Produce the listing below again, exactly as shown.
##### Source data
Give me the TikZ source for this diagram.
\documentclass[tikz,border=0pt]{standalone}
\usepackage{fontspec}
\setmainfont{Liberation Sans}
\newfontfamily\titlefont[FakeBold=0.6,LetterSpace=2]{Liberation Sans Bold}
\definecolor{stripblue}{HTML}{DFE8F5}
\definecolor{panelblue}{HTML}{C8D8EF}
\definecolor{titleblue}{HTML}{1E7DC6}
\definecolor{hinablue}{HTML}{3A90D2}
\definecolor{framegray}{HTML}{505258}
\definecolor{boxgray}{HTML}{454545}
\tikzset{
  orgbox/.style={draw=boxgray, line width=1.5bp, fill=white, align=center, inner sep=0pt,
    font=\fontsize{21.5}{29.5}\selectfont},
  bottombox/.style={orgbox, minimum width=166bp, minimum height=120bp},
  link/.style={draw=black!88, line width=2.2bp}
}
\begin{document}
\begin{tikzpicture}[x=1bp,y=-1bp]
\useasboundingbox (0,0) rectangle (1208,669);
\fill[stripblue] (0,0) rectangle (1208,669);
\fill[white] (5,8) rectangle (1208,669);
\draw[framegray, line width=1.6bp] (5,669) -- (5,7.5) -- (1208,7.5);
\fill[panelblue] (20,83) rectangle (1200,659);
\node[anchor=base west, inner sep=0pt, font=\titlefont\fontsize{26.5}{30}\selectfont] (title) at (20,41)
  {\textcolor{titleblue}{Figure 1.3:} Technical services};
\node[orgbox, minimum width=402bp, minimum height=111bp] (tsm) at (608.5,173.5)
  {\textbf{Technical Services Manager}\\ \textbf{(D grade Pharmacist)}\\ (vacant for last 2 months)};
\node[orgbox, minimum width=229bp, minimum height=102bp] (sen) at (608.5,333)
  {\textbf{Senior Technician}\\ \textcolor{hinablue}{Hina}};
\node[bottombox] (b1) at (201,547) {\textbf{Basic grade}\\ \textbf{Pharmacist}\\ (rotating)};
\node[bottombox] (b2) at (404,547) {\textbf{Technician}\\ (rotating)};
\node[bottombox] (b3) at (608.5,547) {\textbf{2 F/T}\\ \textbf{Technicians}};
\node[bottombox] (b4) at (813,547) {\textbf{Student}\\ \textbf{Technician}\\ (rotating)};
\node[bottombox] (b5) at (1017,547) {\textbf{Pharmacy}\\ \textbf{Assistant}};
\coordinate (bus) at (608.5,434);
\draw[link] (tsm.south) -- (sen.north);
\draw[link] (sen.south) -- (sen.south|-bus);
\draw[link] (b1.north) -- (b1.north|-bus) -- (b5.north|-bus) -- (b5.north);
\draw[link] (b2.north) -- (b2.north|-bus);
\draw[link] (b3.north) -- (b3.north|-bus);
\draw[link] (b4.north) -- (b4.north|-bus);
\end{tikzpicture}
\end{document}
##########
* **Task answer**:
Give me the TikZ source for this diagram.
\documentclass[tikz,border=0pt]{standalone}
\usepackage{fontspec}
\setmainfont{Liberation Sans}
\newfontfamily\titlefont[FakeBold=0.6,LetterSpace=2]{Liberation Sans Bold}
\definecolor{stripblue}{HTML}{DFE8F5}
\definecolor{panelblue}{HTML}{C8D8EF}
\definecolor{titleblue}{HTML}{1E7DC6}
\definecolor{hinablue}{HTML}{3A90D2}
\definecolor{framegray}{HTML}{505258}
\definecolor{boxgray}{HTML}{454545}
\tikzset{
  orgbox/.style={draw=boxgray, line width=1.5bp, fill=white, align=center, inner sep=0pt,
    font=\fontsize{21.5}{29.5}\selectfont},
  bottombox/.style={orgbox, minimum width=166bp, minimum height=120bp},
  link/.style={draw=black!88, line width=2.2bp}
}
\begin{document}
\begin{tikzpicture}[x=1bp,y=-1bp]
\useasboundingbox (0,0) rectangle (1208,669);
\fill[stripblue] (0,0) rectangle (1208,669);
\fill[white] (5,8) rectangle (1208,669);
\draw[framegray, line width=1.6bp] (5,669) -- (5,7.5) -- (1208,7.5);
\fill[panelblue] (20,83) rectangle (1200,659);
\node[anchor=base west, inner sep=0pt, font=\titlefont\fontsize{26.5}{30}\selectfont] (title) at (20,41)
  {\textcolor{titleblue}{Figure 1.3:} Technical services};
\node[orgbox, minimum width=402bp, minimum height=111bp] (tsm) at (608.5,173.5)
  {\textbf{Technical Services Manager}\\ \textbf{(D grade Pharmacist)}\\ (vacant for last 2 months)};
\node[orgbox, minimum width=229bp, minimum height=102bp] (sen) at (608.5,333)
  {\textbf{Senior Technician}\\ \textcolor{hinablue}{Hina}};
\node[bottombox] (b1) at (201,547) {\textbf{Basic grade}\\ \textbf{Pharmacist}\\ (rotating)};
\node[bottombox] (b2) at (404,547) {\textbf{Technician}\\ (rotating)};
\node[bottombox] (b3) at (608.5,547) {\textbf{2 F/T}\\ \textbf{Technicians}};
\node[bottombox] (b4) at (813,547) {\textbf{Student}\\ \textbf{Technician}\\ (rotating)};
\node[bottombox] (b5) at (1017,547) {\textbf{Pharmacy}\\ \textbf{Assistant}};
\coordinate (bus) at (608.5,434);
\draw[link] (tsm.south) -- (sen.north);
\draw[link] (sen.south) -- (sen.south|-bus);
\draw[link] (b1.north) -- (b1.north|-bus) -- (b5.north|-bus) -- (b5.north);
\draw[link] (b2.north) -- (b2.north|-bus);
\draw[link] (b3.north) -- (b3.north|-bus);
\draw[link] (b4.north) -- (b4.north|-bus);
\end{tikzpicture}
\end{document}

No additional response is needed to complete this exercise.